Uma vez que o cumprimento do referido ónus de identificação é essencial para que o Tribunal analise os requisitos de admissibilidade do recurso, conclui o Ministério Público que não estamos perante uma mera exigência formal, mas um elemento decisivo para que o Tribunal possa averiguar da admissibilidade ou, no caso, do conhecimento do recurso.

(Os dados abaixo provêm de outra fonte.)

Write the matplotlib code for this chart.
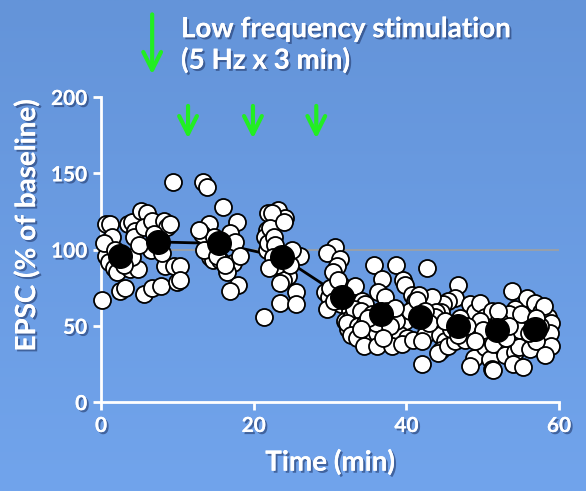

Acrescenta, por último, que, embora já não fosse o momento processual apropriado, o recorrente continua, na reclamação apresentada, a não identificar, com clareza e rigor, a decisão recorrida.
II – Fundamentos
5. Como resulta do teor da reclamação e do seu confronto com os fundamentos exarados na decisão sumária reclamada, o reclamante não aduziu qualquer argumento que abalasse a correcção do juízo efectuado.
Na verdade, limita-se a afirmar que estão presentes todos os requisitos formais atinentes ao recurso em análise, sem contudo abordar a questão, determinante da decisão sumária de não conhecimento do recurso, relativa à identificação da decisão recorrida.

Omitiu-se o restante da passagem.